By Father Roch Kereszty
Special to The Texas Catholic
The liturgy of the Eucharist in the strict sense begins when the bread and wine are brought to the altar.
What, then, is the meaning of preparing these gifts for the sacrifice? Ultimately, the bread and wine come from the earth, which produces the grain and the grapes. Thus, they represent the whole material universe. At the same time the bread and wine also represent “the work of human hands,” — that is, all our efforts by which we build up a human civilization. In this enterprise individuals work together, each in his own way, sowing and harvesting, grinding the grain into flour, baking the hosts, packaging and mailing them and finally carrying the ready-made hosts to the altar. In a similar way many people cooperate in planting the vine stock, collecting the grapes, pressing out the grape juice and preparing the barrels in which the juice will turn into wine, ready to be served at the altar.
Those who prepare the bread and wine invest part of themselves in their work. We see now the rich meaning of the gifts. By placing bread and wine on the altar we intend to return to God his creation, as well as all the good things our human civilization has produced. Even more importantly, we symbolically give over to God our very selves, and all those people we want to offer at the altar along with ourselves.
Yet, all this is only preparation, anticipation, not the perfect sacrifice. The only perfect sacrifice, worthy of God the father, is the gift of self of his own son. In the ideal human family, the son knows the goodness of his father much more deeply than anyone outside the family and loves him in a uniquely intense way.
Regarding God, only the son knows fully his father’s goodness and thus only the son loves, worships and praises God as the father deserves to be loved, praised and worshiped. Moreover, only the most holy son can offer an overabundant atonement for our sins.
Briefly, only God can offer a perfect sacrifice to God. Even if we were sinless, we could not offer such a sacrifice, since we would not have the infinite love that the infinitely good Father deserves. But if this is indeed so, you may ask, then why bother? Why should we try to offer a sacrifice to God if only the son can do it?

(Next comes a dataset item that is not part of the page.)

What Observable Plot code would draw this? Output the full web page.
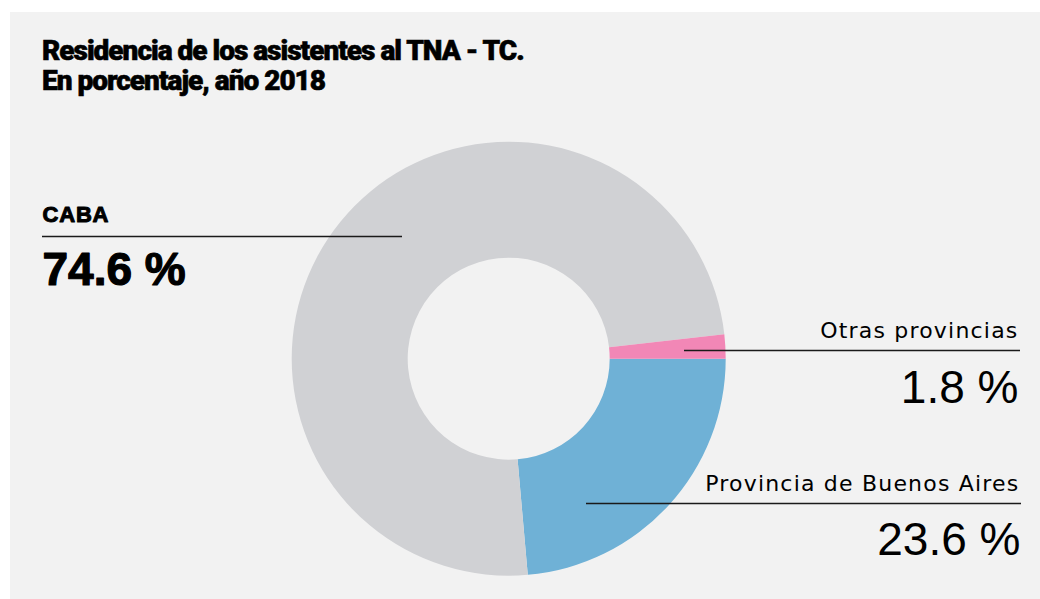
<!DOCTYPE html>
<html>
<head>
<meta charset="utf-8">
<script src="https://cdn.jsdelivr.net/npm/d3@7"></script>
<script src="https://cdn.jsdelivr.net/npm/@observablehq/plot@0.6"></script>
<style>
  html, body { margin: 0; padding: 0; background: #ffffff; }
  #panel { position: absolute; left: 10px; top: 12px; width: 1030px; height: 587px; background: #f2f2f2; overflow: hidden; }
  #title { position: absolute; left: 32px; top: 24px; margin: 0; font-family: "Roboto", "Liberation Sans", sans-serif; font-weight: 900; font-size: 28px; line-height: 30px; letter-spacing: -1px; color: #000; -webkit-text-stroke: 0.6px #000; }
  #chart { position: absolute; left: 0; top: 0; }
  #chart g[font-family^="DejaVu"] { letter-spacing: 1.2px; }
  #chart g[font-size="22"][font-weight="900"] { letter-spacing: 0.8px; }
</style>
</head>
<body>
<div id="panel">
  <div id="title">Residencia de los asistentes al TNA - TC.<br>En porcentaje, año 2018</div>
  <div id="chart"></div>
</div>
<script>
// ---- data ----
const categories = ["Provincia de Buenos Aires", "CABA", "Otras provincias"];
const values = [23.6, 74.6, 1.8];
const colors = ["#6fb1d6", "#d0d1d4", "#f287b6"];
const valueLabels = ["23.6 %", "74.6 %", "1.8 %"];

// ---- layout (pixel positions inside panel) ----
const W = 1030, H = 587;
const center = {x: 498.7, y: 346.7};
const outerR = 217, innerR = 101;
const leaders = [
  {x1: 576, x2: 1011, y: 491},
  {x1: 32, x2: 392, y: 224},
  {x1: 674, x2: 1010, y: 338}
];
const nameAnchors = [
  {x: 1009, y: 478, anchor: "end"},
  {x: 32, y: 209, anchor: "start"},
  {x: 1008, y: 325, anchor: "end"}
];
const valueAnchors = [
  {x: 1010, y: 542, anchor: "end"},
  {x: 32, y: 272, anchor: "start"},
  {x: 1008, y: 390, anchor: "end"}
];

const rows = categories.map((c, i) => ({
  category: c, value: values[i], label: valueLabels[i],
  lx1: leaders[i].x1, lx2: leaders[i].x2, ly: leaders[i].y,
  nx: nameAnchors[i].x, ny: nameAnchors[i].y, nAnchor: nameAnchors[i].anchor,
  vx: valueAnchors[i].x, vy: valueAnchors[i].y, vAnchor: valueAnchors[i].anchor
}));

const colorScale = Plot.scale({color: {type: "ordinal", domain: categories, range: colors}});

function donut(index, scales) {
  const cx = scales.x(center.x), cy = scales.y(center.y);
  const pie = d3.pie().sort(null).value(d => d.value).startAngle(Math.PI / 2).endAngle(Math.PI / 2 + 2 * Math.PI);
  const arc = d3.arc().innerRadius(innerR).outerRadius(outerR);
  const g = d3.create("svg:g").attr("transform", `translate(${cx},${cy})`);
  g.selectAll("path").data(pie(rows)).join("path")
    .attr("d", arc)
    .attr("fill", d => colorScale.apply(d.data.category));
  return g.node();
}

const isCABA = d => d.category === "CABA";

const chart = Plot.plot({
  width: W, height: H,
  margin: 0,
  style: {background: "transparent", overflow: "visible"},
  x: {domain: [0, W], range: [0, W], axis: null},
  y: {domain: [0, H], range: [0, H], axis: null},
  marks: [
    donut,
    Plot.ruleY(rows, {x1: "lx1", x2: "lx2", y: "ly", stroke: "#1a1a1a", strokeWidth: 1.3}),
    // CABA label (bold)
    Plot.text(rows.filter(isCABA), {x: "nx", y: "ny", text: "category", textAnchor: "start", lineAnchor: "bottom",
      fontFamily: "Liberation Sans", fontWeight: 900, fontSize: 22, fill: "#000", stroke: "#000", strokeWidth: 1}),
    Plot.text(rows.filter(isCABA), {x: "vx", y: "vy", text: "label", textAnchor: "start", lineAnchor: "bottom",
      fontFamily: "Liberation Sans", fontWeight: 700, fontSize: 46, fill: "#000", stroke: "#000", strokeWidth: 1.2}),
    // Other labels (regular)
    Plot.text(rows.filter(d => !isCABA(d)), {x: "nx", y: "ny", text: "category", textAnchor: "end", lineAnchor: "bottom",
      fontFamily: "DejaVu Sans", fontWeight: 400, fontSize: 22, fill: "#000"}),
    Plot.text(rows.filter(d => !isCABA(d)), {x: "vx", y: "vy", text: "label", textAnchor: "end", lineAnchor: "bottom",
      fontFamily: "Liberation Sans", fontWeight: 400, fontSize: 46, fill: "#000"})
  ]
});

document.getElementById("chart").appendChild(chart);
</script>
</body>
</html>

We should, because God takes our effort of offering a sacrifice to him seriously: his son gave over to the church his own sacrifice so that we may unite ours to his. This is expressed on the level of sacramental signs by the fact that God wants us to bring the bread and wine to the altar. He does not set them aside or annihilate them but transforms our bread and wine into his son’s crucified and risen body and blood. He tells us: “Look, I accept your efforts to give me the cosmos and yourselves in sacrifice; I take the symbols of your gift and transform them into the perfect self-gift of my son.”
This change is traditionally called transubstantiation, because after the consecration the bread and wine are no longer ordinary bread and wine; they have become the bread of life and the cup of eternal salvation, that is, the risen Christ’s sacrificed body and blood. This change of the elements aims at our change: we will not cease to remain human beings, but, if we cooperate, we become more and more conformed to the Son, and thus, an everlasting gift to the father through the son, with the son and in the son. In this way are we accepted by God with the same love with which he loves his own son.